The great marketing and writing expert Ann Handley said in a recent session at the Content Marketing World conference, “Writing makes you vulnerable. There is no magic feather in writing. It’s more ephemeral than words but it seems elusive and difficult. Writing is a muscle that you need to exercise every day.”
Boy, isn’t that the truth. Not only do you have to come up with ideas to write about, there are a thousand things to think about when you write–your punctuation, your grammar, your spelling, staying conversational, writing in your brand voice, and really just trying to make any sense whatsoever. Getting past your nerves and cranking out that ugly first draft can seem like a monumental undertaking. There’s nothing more intimating than a blank screen.
I have something to give to you this week. Here are nine writing tools that you had no idea existed. Don’t worry, I didn’t either! I learned about these from Handley and they’ve really changed the way I write in the past few months. I hope they rock your world too.
Pocket: A place to store ideas.
Google Scholar: A special Google search engine with access to research studies on any subject.
Boardreader: Another search engine designed to comb through bulletin boards, press releases, and other obscure pieces of content to find facts and information.
Buzzsumo: Find out what your competitors are writing about and how it performs or find keywords that are performing high to uncover the topic you should write about next.
Blog About by Impact: Having a hard time coming up with a title for your blog post or article or coming up with an idea in general? This site has thousands of fill-in-the-blank prompts that can help you to brainstorm your next topic. It’s a great place to visit when you’re suffering from writer’s block.
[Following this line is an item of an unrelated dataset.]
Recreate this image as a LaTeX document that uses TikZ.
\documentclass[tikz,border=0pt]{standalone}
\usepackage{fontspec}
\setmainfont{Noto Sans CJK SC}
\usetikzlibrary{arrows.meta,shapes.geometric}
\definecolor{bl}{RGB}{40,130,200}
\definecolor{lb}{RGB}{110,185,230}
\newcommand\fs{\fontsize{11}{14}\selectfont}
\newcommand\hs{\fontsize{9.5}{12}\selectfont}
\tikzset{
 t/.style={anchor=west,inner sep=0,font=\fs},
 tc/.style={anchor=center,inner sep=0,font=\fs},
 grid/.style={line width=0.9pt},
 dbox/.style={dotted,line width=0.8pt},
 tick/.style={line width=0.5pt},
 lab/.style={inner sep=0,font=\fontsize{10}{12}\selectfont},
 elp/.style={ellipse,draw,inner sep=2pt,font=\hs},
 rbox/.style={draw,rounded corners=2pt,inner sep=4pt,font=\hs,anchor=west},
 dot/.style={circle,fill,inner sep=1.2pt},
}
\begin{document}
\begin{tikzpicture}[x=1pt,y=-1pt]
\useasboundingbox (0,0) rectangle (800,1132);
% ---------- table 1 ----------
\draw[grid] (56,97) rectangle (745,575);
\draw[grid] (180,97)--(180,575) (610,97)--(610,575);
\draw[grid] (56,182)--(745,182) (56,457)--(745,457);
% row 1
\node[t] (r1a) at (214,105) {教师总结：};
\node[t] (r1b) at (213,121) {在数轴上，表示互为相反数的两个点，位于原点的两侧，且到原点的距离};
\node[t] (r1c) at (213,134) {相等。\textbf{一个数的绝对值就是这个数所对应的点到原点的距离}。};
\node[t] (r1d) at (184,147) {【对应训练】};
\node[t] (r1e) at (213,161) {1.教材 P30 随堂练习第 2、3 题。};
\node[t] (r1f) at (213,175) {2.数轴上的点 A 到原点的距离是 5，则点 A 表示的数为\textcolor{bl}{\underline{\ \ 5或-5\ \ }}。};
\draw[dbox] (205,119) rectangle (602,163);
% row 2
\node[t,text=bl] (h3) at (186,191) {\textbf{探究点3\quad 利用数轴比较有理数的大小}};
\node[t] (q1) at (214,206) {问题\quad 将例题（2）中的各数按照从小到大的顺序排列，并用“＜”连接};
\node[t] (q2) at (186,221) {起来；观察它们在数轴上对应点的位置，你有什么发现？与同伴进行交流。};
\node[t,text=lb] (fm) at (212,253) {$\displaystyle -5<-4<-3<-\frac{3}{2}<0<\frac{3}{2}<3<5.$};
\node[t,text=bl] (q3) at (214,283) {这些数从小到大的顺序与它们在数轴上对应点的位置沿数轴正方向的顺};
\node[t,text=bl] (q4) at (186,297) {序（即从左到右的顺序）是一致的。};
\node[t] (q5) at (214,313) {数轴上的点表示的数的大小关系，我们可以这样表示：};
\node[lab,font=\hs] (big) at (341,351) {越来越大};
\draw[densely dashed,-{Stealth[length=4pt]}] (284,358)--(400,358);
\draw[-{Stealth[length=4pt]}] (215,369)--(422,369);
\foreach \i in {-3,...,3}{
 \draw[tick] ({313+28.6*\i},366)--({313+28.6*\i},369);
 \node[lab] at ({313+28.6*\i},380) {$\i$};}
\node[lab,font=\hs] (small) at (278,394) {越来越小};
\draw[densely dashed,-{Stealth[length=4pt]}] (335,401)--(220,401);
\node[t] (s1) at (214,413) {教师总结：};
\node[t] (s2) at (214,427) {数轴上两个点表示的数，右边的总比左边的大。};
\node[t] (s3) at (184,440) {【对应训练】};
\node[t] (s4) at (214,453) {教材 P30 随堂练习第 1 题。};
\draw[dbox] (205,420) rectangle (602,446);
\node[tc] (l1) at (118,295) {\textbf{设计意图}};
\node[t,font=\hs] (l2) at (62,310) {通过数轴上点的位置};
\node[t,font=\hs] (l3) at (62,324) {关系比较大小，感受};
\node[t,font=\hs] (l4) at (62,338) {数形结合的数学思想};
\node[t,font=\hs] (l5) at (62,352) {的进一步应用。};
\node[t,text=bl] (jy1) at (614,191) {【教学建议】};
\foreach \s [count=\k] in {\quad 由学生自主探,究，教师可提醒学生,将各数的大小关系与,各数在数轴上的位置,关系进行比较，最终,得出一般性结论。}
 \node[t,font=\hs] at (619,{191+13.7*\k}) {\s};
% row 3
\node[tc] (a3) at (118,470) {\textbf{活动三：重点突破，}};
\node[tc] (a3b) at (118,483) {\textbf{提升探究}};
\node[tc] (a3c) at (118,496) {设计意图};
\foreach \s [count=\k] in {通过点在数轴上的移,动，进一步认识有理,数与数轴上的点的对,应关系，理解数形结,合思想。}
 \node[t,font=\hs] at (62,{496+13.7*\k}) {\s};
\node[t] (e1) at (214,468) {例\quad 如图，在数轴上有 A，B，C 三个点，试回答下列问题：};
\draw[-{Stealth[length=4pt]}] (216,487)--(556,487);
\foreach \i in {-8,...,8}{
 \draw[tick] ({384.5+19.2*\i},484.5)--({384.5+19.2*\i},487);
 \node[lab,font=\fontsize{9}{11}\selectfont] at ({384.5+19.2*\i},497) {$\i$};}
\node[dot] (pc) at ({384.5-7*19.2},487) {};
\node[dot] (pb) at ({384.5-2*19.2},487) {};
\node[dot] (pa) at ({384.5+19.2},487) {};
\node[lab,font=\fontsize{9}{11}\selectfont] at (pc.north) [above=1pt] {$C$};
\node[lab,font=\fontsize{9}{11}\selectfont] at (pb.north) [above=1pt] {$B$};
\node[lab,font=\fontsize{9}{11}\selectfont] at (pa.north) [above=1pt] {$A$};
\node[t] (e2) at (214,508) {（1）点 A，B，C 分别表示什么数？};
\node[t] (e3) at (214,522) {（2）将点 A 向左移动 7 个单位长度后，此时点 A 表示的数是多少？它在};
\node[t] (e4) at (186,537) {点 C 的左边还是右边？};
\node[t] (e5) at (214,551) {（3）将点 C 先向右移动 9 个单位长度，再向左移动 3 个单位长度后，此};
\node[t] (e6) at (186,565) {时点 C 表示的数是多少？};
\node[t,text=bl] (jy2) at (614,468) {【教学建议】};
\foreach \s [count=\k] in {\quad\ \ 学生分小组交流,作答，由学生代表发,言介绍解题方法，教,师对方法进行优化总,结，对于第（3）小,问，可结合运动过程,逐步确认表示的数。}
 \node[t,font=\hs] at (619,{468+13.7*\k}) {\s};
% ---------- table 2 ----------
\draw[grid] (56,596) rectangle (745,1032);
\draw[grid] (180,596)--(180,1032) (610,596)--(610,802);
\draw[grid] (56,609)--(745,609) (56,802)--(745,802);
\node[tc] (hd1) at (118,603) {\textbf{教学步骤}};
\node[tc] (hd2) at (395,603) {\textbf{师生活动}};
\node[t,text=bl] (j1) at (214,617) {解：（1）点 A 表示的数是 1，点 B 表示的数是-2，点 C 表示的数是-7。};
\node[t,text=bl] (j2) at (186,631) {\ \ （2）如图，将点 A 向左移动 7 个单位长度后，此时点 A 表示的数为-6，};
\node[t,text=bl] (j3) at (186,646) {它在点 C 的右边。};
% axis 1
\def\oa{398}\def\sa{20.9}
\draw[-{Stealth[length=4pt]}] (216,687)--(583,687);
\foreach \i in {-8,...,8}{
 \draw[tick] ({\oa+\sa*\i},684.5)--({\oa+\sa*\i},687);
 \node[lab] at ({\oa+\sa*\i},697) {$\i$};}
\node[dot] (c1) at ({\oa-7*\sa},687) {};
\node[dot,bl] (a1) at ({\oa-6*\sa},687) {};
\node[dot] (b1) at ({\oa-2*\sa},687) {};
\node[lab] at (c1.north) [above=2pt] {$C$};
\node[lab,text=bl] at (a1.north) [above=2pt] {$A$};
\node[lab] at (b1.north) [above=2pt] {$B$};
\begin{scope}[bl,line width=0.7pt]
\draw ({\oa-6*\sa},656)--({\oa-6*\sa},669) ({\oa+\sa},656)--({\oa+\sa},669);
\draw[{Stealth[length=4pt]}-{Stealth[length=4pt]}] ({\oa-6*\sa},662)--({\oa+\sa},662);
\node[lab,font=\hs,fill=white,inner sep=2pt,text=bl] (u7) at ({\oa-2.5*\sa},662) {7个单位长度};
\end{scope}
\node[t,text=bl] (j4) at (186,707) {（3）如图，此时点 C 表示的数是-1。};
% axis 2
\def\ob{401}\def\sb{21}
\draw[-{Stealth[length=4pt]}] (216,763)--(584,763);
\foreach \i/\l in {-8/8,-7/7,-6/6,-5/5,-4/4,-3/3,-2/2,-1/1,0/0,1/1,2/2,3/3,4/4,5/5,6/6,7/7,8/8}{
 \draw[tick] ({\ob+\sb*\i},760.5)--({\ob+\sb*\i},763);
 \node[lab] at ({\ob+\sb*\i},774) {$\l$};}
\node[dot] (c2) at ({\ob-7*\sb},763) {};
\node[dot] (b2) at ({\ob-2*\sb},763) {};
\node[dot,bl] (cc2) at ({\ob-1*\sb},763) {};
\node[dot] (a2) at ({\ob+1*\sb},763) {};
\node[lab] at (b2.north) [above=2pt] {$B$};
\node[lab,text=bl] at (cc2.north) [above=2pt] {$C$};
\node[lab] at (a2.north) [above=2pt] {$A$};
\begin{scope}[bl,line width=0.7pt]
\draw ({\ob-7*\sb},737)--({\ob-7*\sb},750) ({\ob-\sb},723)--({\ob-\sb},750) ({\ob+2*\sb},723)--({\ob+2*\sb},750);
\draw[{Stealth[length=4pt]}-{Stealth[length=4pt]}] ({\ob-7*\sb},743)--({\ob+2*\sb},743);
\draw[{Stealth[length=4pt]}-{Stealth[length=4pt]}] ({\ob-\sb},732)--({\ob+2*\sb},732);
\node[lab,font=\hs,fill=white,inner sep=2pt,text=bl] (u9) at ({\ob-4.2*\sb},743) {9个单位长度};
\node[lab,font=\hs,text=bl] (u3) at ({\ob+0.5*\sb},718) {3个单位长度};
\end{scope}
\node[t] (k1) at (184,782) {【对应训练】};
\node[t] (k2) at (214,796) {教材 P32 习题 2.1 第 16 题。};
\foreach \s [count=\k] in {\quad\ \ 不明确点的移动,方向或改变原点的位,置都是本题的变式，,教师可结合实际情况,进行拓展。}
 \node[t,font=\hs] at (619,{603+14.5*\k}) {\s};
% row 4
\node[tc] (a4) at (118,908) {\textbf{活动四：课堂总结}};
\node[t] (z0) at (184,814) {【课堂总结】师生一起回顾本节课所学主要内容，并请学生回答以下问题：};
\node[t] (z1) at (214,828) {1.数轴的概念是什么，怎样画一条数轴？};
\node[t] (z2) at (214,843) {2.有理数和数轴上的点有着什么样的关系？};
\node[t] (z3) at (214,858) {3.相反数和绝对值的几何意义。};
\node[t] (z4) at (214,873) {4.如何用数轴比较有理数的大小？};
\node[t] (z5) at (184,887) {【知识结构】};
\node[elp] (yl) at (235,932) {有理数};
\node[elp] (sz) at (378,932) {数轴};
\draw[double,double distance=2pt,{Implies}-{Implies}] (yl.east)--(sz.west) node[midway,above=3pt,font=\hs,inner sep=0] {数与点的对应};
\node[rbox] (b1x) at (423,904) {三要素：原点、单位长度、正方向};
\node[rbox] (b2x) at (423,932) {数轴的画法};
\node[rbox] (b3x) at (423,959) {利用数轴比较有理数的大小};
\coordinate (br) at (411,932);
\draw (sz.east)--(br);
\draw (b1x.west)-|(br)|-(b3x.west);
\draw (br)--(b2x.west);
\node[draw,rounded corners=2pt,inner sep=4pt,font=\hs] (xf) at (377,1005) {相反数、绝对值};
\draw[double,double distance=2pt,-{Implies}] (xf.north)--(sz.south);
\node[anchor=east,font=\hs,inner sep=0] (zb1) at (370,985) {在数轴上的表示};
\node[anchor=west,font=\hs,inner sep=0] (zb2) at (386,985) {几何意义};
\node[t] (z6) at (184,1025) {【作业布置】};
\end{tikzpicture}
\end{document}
Ilys.com: This tool is weirdly hypnotic. You tell it how many words you want to write and then it forces you to keep writing. It helps you to muzzle your inner critic and crank out that ugly first draft. It’s hard to explain. Just try it.
The Up-Goer Five Text Editor: This is a fascinating tool. You copy and paste a bit of text, or type directly into the tool, and then hit enter. It will point out the words that are not commonly used. For fun, I pasted in the following paragraph from earlier in this post: Writing makes you vulnerable. There is no magic feather in writing. It’s more ephemeral than words but it seems elusive and difficult. Writing is a muscle that you need to exercise every day. Plus there are a thousand things to think about when you write–your punctuation, your grammar, your spelling, staying conversation, writing in your brand voice, and really just trying to make any sense whatsoever. Getting past your nerves and cranking out that ugly first draft can seem like a monumental undertaking. There’s nothing more intimating than a blank screen. And Up-Goer told me the following words were not among the most commonly used: VULNERABLE, MAGIC, FEATHER, EPHEMERAL, ELUSIVE, DIFFICULT, MUSCLE, EXERCISE, PLUS, THOUSAND, PUNCTUATION, GRAMMAR, SPELLING, BRAND, WHATSOEVER, NERVES, CRANKING, UGLY, DRAFT, MONUMENTAL, UNDERTAKING, INTIMATING, BLANK, SCREEN.
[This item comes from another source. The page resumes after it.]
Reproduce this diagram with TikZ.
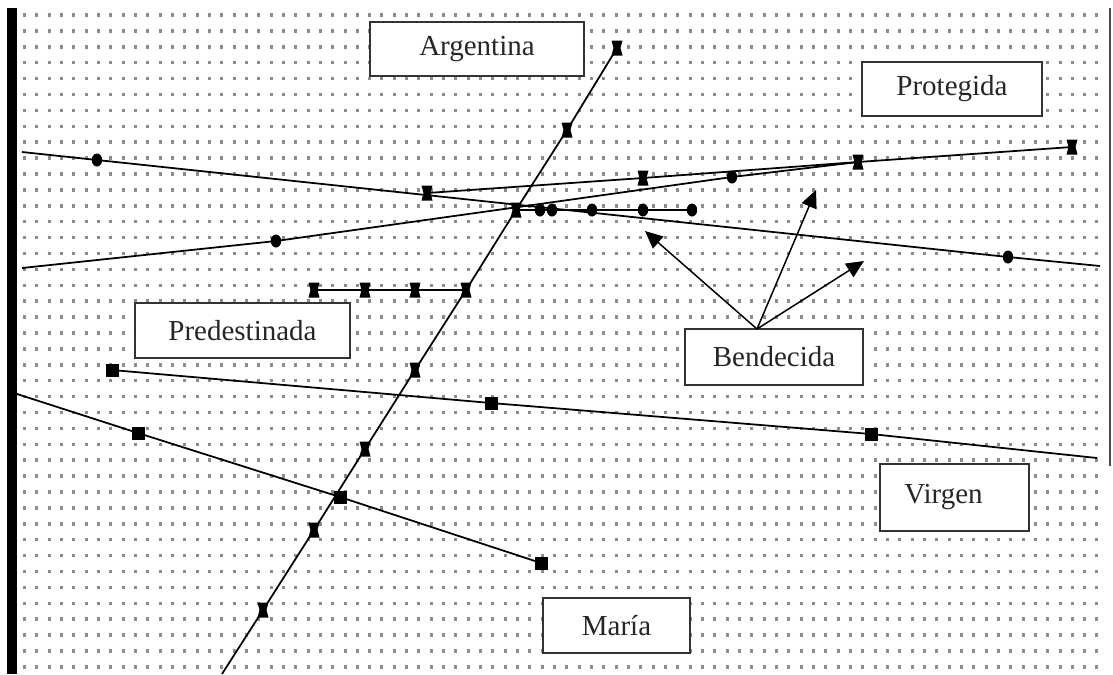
\documentclass[tikz,border=0pt]{standalone}
\usepackage{fontspec}
\setmainfont{Liberation Serif}
\usetikzlibrary{arrows.meta}
\tikzset{
  dotgrid/.style={line width=0.07cm, black!45, dash pattern=on 0.06cm off 0.1866cm},
  series/.style={line width=1pt, black},
  pointer/.style={line width=0.85pt, black, -{Triangle[length=10pt,width=9pt]}},
  wordbox/.style={draw=black!80, line width=1.1pt, fill=white, text=black!85, font=\fontsize{16.5}{19}\selectfont, inner sep=0pt},
  hg/.pic={\fill (-5.5,-7.5) -- (5.5,-7.5) -- (3.5,0) -- (5.5,7.5) -- (-5.5,7.5) -- (-3.5,0) -- cycle;},
  sq/.pic={\fill (-6.5,-6.5) rectangle (6.5,6.5);},
  ci/.pic={\fill (0,0) ellipse [x radius=5.2, y radius=6.5];}
}
\begin{document}
\begin{tikzpicture}[x=0.02cm,y=-0.02cm]
\useasboundingbox (0,0) rectangle (1113,674);
\fill[white] (0,0) rectangle (1113,674);
% dot grid
\foreach \r in {0,...,41}
  \draw[dotgrid] (23,{15+\r*15.9}) -- (1102,{15+\r*15.9});
% frame bars
\fill[black] (7,8) rectangle (17,674);
\draw[black!70, line width=0.8pt] (1110,8) -- (1110,466);

% series coordinates
\coordinate (a1) at (617,48);  \coordinate (a2) at (567,130);
\coordinate (a3) at (516,210); \coordinate (a4) at (466,290);
\coordinate (a5) at (415,370); \coordinate (a6) at (365,449);
\coordinate (a7) at (314,530); \coordinate (a8) at (263,610);
\coordinate (aend) at (222,674);

\coordinate (p1) at (314,290); \coordinate (p2) at (365,290);
\coordinate (p3) at (415,290);

\coordinate (b1) at (540,210); \coordinate (b2) at (552,210);
\coordinate (b3) at (592,210); \coordinate (b4) at (643,210);
\coordinate (b5) at (692,210);

\coordinate (dstart) at (22,152); \coordinate (d1) at (97,160);
\coordinate (d2) at (1008,257); \coordinate (dend) at (1100,266);

\coordinate (h1) at (427,193); \coordinate (h2) at (643,178);
\coordinate (h3) at (858,162); \coordinate (h4) at (1072,147);

\coordinate (rstart) at (22,268); \coordinate (r1) at (276,241);
\coordinate (r2) at (732,177);

\coordinate (v1) at (112,370); \coordinate (v2) at (491,403);
\coordinate (v3) at (871,434); \coordinate (vend) at (1097,458);

\coordinate (mstart) at (17,394); \coordinate (m1) at (138,433);
\coordinate (m2) at (340,497); \coordinate (m3) at (541,563);

% series lines
\draw[series] (a1) -- (a2) -- (a3) -- (a4) -- (a5) -- (a6) -- (a7) -- (a8) -- (aend);
\draw[series] (p1) -- (p2) -- (p3) -- (a4);
\draw[series] (a3) -- (b1) -- (b2) -- (b3) -- (b4) -- (b5);
\draw[series] (dstart) -- (d1) -- (d2) -- (dend);
\draw[series] (h1) -- (h2) -- (h3) -- (h4);
\draw[series] (rstart) -- (r1) -- (r2) -- (h3);
\draw[series] (v1) -- (v2) -- (v3) -- (vend);
\draw[series] (mstart) -- (m1) -- (m2) -- (m3);

% markers
\foreach \c in {a1,a2,a3,a4,a5,a6,a7,a8,p1,p2,p3,h1,h2,h3,h4}
  \pic at (\c) {hg};
\foreach \c in {b1,b2,b3,b4,b5,d1,d2,r1,r2}
  \pic at (\c) {ci};
\foreach \c in {v1,v2,v3,m1,m2,m3}
  \pic at (\c) {sq};

% word boxes
\node[wordbox, minimum width=4.28cm, minimum height=1.08cm] (argentina) at (477,49) {Argentina};
\node[wordbox, minimum width=3.6cm, minimum height=1.08cm] (protegida) at (952,89) {Protegida};
\node[wordbox, minimum width=4.3cm, minimum height=1.1cm] (predestinada) at (242.5,330.5) {Predestinada};
\node[wordbox, minimum width=3.56cm, minimum height=1.12cm] (bendecida) at (774,357) {Bendecida};
\node[wordbox, minimum width=2.98cm, minimum height=1.34cm] (virgen) at (954.5,497.5) {Virgen\hspace*{0.44cm}};
\node[wordbox, minimum width=2.94cm, minimum height=1.1cm] (maria) at (616.5,625.5) {María};

% arrows from Bendecida
\coordinate (bsrc) at (757,329);
\coordinate (t1) at (645,231);
\coordinate (t2) at (816,190);
\coordinate (t3) at (864,261);
\draw[pointer] (bsrc) -- (t1);
\draw[pointer] (bsrc) -- (t2);
\draw[pointer] (bsrc) -- (t3);
\end{tikzpicture}
\end{document}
Why does this matter? It helps you to write more conversationally. You don’t have to change your text based on every suggestion. But at least it will help you to review the language you are using so you can really make sure your writing is going to make sense to the average reader.
HemingwayApp: A really fascinating text editor that gives you suggestions on words to change or cut to make your writing clearer and bolder. This is great if you don’t have a person serving as your editor. It’s not free but it is worth it.